Not all is right with the world for some of the shareholders of Southwestern Energy as the company prepares to merge with Oklahoma City’s Chesapakeae Energy in a more than $7 billion deal.
The Houston-based company revealed in a filing with the Securities and Exchange Commission that it received “seven demand letters from purported stockholders of Southwestern and one demand for books and records.”
“Three complaints have been filed against Southwestern in New York Supreme Court, asserting claims for negligence, negligent misrepresentation, and breaches of fiduciary duties stemming from allegedly material omissions in the joint proxy statement/prospectus (the “Complaints”),” stated the company in the SEC filing.
According to the fiiling, the demand letters contended that material information was omitted from the firm’s joint proxy statement/prospectus.

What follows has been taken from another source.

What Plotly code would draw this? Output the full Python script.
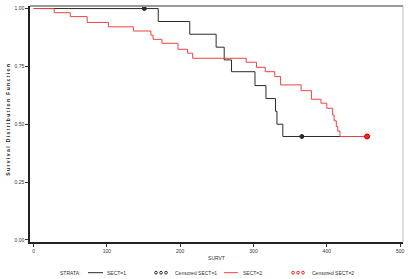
import plotly.graph_objects as go

# SECT=1 (black) Kaplan-Meier steps
t1 = [0, 170, 213, 249, 260, 270, 302, 317, 330, 332, 340, 455]
s1 = [1.0, 0.944, 0.889, 0.833, 0.778, 0.727, 0.667, 0.611, 0.556, 0.500, 0.447, 0.447]
c1_t = [151, 366, 455]
c1_s = [1.0, 0.447, 0.447]

# SECT=2 (red)
t2 = [0, 28, 50, 73, 102, 136, 160, 163, 175, 197, 210, 217, 290, 304, 316, 329, 337,
      365, 379, 392, 400, 408, 410, 413, 415, 418, 455]
s2 = [1.0, 0.982, 0.965, 0.940, 0.921, 0.903, 0.885, 0.867, 0.850, 0.824, 0.807, 0.785,
      0.768, 0.746, 0.727, 0.706, 0.670, 0.645, 0.608, 0.591, 0.569, 0.540, 0.515, 0.490,
      0.470, 0.447, 0.447]
c2_t = [455]
c2_s = [0.447]

xticks = [0, 100, 200, 300, 400, 500]
yticks = [0.0, 0.25, 0.5, 0.75, 1.0]
ytick_text = ["0.00", "0.25", "0.50", "0.75", "1.00"]

BLACK = "#2b2b2b"
RED = "#ee4040"
FONT = "Liberation Sans"

fig = go.Figure()
fig.add_trace(go.Scatter(x=t1, y=s1, mode="lines", line=dict(color=BLACK, width=1, shape="hv"),
                         showlegend=False))
fig.add_trace(go.Scatter(x=t2, y=s2, mode="lines", line=dict(color=RED, width=1, shape="hv"),
                         showlegend=False))
fig.add_trace(go.Scatter(x=c1_t, y=c1_s, mode="markers",
                         marker=dict(symbol="circle", size=4, color=BLACK,
                                     line=dict(color=BLACK, width=1)),
                         showlegend=False))
fig.add_trace(go.Scatter(x=c2_t, y=c2_s, mode="markers",
                         marker=dict(symbol="circle", size=5, color="#ff2020",
                                     line=dict(color="#cc0000", width=1)),
                         showlegend=False))

fig.update_layout(
    width=408, height=279,
    margin=dict(l=30, r=5, t=6, b=37),
    paper_bgcolor="white", plot_bgcolor="white",
    font=dict(family=FONT, size=5, color="#333"),
    xaxis=dict(range=[-5, 504], tickvals=xticks, ticks="outside", ticklen=3, tickcolor="#333",
               showgrid=False, zeroline=False, showline=True, linecolor="#222", linewidth=1.5,
               mirror=False, tickfont=dict(size=5, family=FONT),
               title=dict(text="SURVT", font=dict(size=5, family=FONT), standoff=4)),
    yaxis=dict(range=[-0.009, 1.011], tickvals=yticks, ticktext=ytick_text, ticks="outside",
               ticklen=3, tickcolor="#333", showgrid=False, zeroline=False, showline=True,
               linecolor="#222", linewidth=1.5, tickfont=dict(size=5, family=FONT)),
)

# y-axis title as bold rotated annotation
fig.add_annotation(xref="paper", yref="paper", x=-0.058, y=0.52,
                   text="<b>S u r v i v a l   D i s t r i b u t i o n   F u n c t i o n</b>",
                   textangle=-90, showarrow=False, xanchor="center", yanchor="middle",
                   font=dict(size=5, family=FONT, color="#222"))

# top and right frame lines (gray)
fig.add_shape(type="line", xref="paper", yref="paper", x0=0, x1=1, y0=1, y1=1,
              line=dict(color="#999", width=2))
fig.add_shape(type="line", xref="paper", yref="paper", x0=1, x1=1, y0=0, y1=1,
              line=dict(color="#bbb", width=1))

# manual legend below the plot
ly = -0.13  # paper y of legend row
def ptx(px):
    return (px - 30) / (408 - 30 - 5)

fig.add_annotation(xref="paper", yref="paper", x=ptx(58), y=ly, text="STRATA:", showarrow=False,
                   font=dict(size=5, family=FONT, color="#333"), xanchor="left", yanchor="middle")
fig.add_shape(type="line", xref="paper", yref="paper", x0=ptx(88), x1=ptx(103), y0=ly, y1=ly,
              line=dict(color=BLACK, width=1))
fig.add_annotation(xref="paper", yref="paper", x=ptx(105), y=ly, text="SECT=1", showarrow=False,
                   font=dict(size=5, family=FONT, color="#333"), xanchor="left", yanchor="middle")
for cx in [156, 161, 166]:
    fig.add_shape(type="circle", xref="paper", yref="paper",
                  x0=ptx(cx - 1.3), x1=ptx(cx + 1.3), y0=ly - 0.006, y1=ly + 0.006,
                  line=dict(color=BLACK, width=1))
fig.add_annotation(xref="paper", yref="paper", x=ptx(173), y=ly, text="Censored SECT=1",
                   showarrow=False, font=dict(size=5, family=FONT, color="#333"),
                   xanchor="left", yanchor="middle")
fig.add_shape(type="line", xref="paper", yref="paper", x0=ptx(224), x1=ptx(238), y0=ly, y1=ly,
              line=dict(color=RED, width=1))
fig.add_annotation(xref="paper", yref="paper", x=ptx(241), y=ly, text="SECT=2", showarrow=False,
                   font=dict(size=5, family=FONT, color="#333"), xanchor="left", yanchor="middle")
for cx in [293, 298, 303]:
    fig.add_shape(type="circle", xref="paper", yref="paper",
                  x0=ptx(cx - 1.3), x1=ptx(cx + 1.3), y0=ly - 0.006, y1=ly + 0.006,
                  line=dict(color="#ee2020", width=1))
fig.add_annotation(xref="paper", yref="paper", x=ptx(310), y=ly, text="Censored SECT=2",
                   showarrow=False, font=dict(size=5, family=FONT, color="#333"),
                   xanchor="left", yanchor="middle")

fig.write_html("out.html")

“Absent new or different allegations that are material or a disclosure obligation under the U.S. federal securities laws, Southwestern will not necessarily disclose such additional demands or complaints,” continued the firm.
Southwestern defended the proxy statement/prospectus saying it fully complies with the law and exchange rules and ” that no further disclosure beyond that already contained in the joint proxy statement/prospectus is required under applicable law or exchange rules, and that the allegations asserted in the Demand Letters are entirely without merit.”
The Houston company added that in order to “moot these disclosure claims” and to avoid any possible delays in the closing of the merger, it voluntarily supplemented the proxy statement/prospecturs with more disclosures.